In considering these results, the question crossed my mind: what is the relationship between the likelihood that a start-up will alter its business plan and the capacity of the company to plan an effective patent strategy? A useful way to understand this interaction is in terms of David Teece's influential notion of "dynamic capabilities". Teece describes "dynamic capabilities" ("Dynamic Capabilities & Strategic Management", Oxford University Press), as follows:

"For analytical purposes, dynamic capabilities can be disaggregated into the capacity (1) to sense and shape opportunities and threats, (2) to seize opportunities, and (3) to maintain competitiveness through enhancing, combining, protecting, and when necessary, reconfiguring the business enterprises's intangible and tangible assets. Dynamic capabilities include difficult-to-replicate enterprise capabilities required to adopt to changing customer and technological opportunities. They also embrace the enterprise's capacity to shape the ecosystem it occupies, develop new products and processes, and design and implement viable business models" (p. 4).
In a more pithy form, as set out on page xi of the Preface to the paperback edition to the book, it is "the managerial capacity to engage in sensing, seizing and transforming ..."

As described by Teece, managing "dynamic capabilities" in general, and in particular, "reconfiguring the business enterprises's intangible ... assets", is a tall order for any company, no matter how established. A fortiori, given the likelihood of a substantial (and often early) pivoting of the business plan of a start-up, the challenge is dramatically increased. Here, the question is how to align any potential patent program with the likelihood that the overarching business model of the company may well shift. here seems something fundamentally at odds between the swirl of the entrepreneur's "sensing, seizing and transforming" and the (presumably) more measured process by which an invention is identified and a corresponding patent application is then drafted and filed.

Under such circumstances, should the start-up even consider engaging in any type of patent registration programme, at least until the company has a relatively firm notion of what its ultimate business is likely to be? Whatever the inventor's imagined clairvoyance about his or her ability to comprehensively embrace all the possible preferred embodiments in the patent, the likelihood of successfully doing so seem daunting. Or should the patent applications wait until it is more clear whether the start-up will need to change its business plan and, if so, in what direction? Guidance from readers who can point to empirical studies that have sought to analyze the connection between the especially dynamic nature of a start-up and the nature and timing for seeking patent protection would be most welcome.

3 comments:

Jackie Hutter said...

Neil
As someone currently deeply embedded in the startup world, this is a subject very near and dear to my heart. There aren't any current empirical studies of which I am aware.

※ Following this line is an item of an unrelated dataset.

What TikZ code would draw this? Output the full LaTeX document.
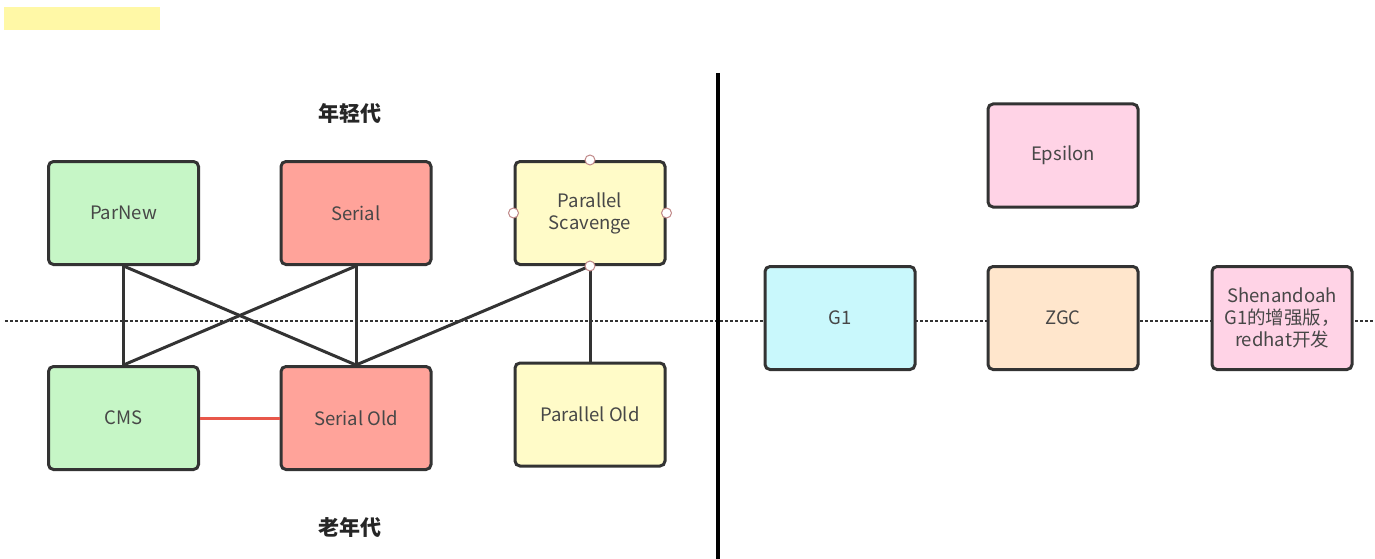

I wrote about this topic a few months ago. (http://ipassetmaximizerblog.com/?p=1338) I think that all of the studies regarding patents and startup businesses are based on deeply lagging data that addresses startups from previous eras.

One thing to note is that those of us in the startup world are quickly moving to the Lean Startup Model (http://en.wikipedia.org/wiki/Lean_Startup)that has emerged out of SV in the last couple of years. In this new world, we don't have a business until we have a product that someone will buy repeatedly for an appropriate price. As such, a patent (or the technology for that matter) is irrelevant unless it solves a real consumer problem. Pivots will happen even more frequently than you indicate (actually, I think your number is pretty low, but it may be based on lagging data). Filing a patent application before you have a business model makes no sense because if your patent doesn't cover anything you are selling, you have a worthless patent.

I will be looking for empirical data on how this new way of looking at startup business affects those in the patent world who provide advice to startup entrepreneurs. Perhaps the best place to start is the from the baseline of virtually no issued patents support a viable business model and how IP experts can work with clients to change this abysmal value proposition.

Fred Logue said...

This is the perennial question and there is of course no general answer. It is a hard question and with hard questions the way to find the solution is through a deep understanding of the problem and imagining the scenarios through which the problem might play out.

However I was struck recently by this article by Paul Graham

http://www.paulgraham.com/startupideas.html

Where he says:

The way to get startup ideas is not to try to think of startup ideas. It's to look for problems, preferably problems you have yourself.

What struck me is that a great patent, like a great business, captures the solution to a problem.

So figuring out whether to patent or not is almost the same as figuring out what your business is.

Now of course there are pivots along the way. For me that means the early patents have to be either quite fundamental or else be seen as options while the business model is being validated and the PCT system should be used to prolong the option to avoid expensive patenting decision points until the problem is validated.

Patents aside, for most businesses, work needs to be done to try and capture the most fundamental problem-solution concept early and often but once it is done then it should be a lot clearer if a patent is appropriate or indeed whether the business is providing a new or improved solution at all.

I would recommend Ron Slusky's book on claim drafting as an excellent primer for how to arrive at the most fundamental problem-solution statement for an invention.

http://www.claim-drafting.com/

Matt Lawman said...

Neil,
I did a stint as IP Director in a start-up. We exited after three years to a buyer who mainly wanted to acquire our early patents, which had nothing to do with the business we were in at the point of exit. We knew the early patents were good and kept them going despite multiple subsequent pivots. There is in my view no one correct answer on the matter of "when" to seek protection. I'm afraid it depends. But I would always advise a SV to seek patent advice very early on and regularly thereafter... to increase the chances of getting the timing right.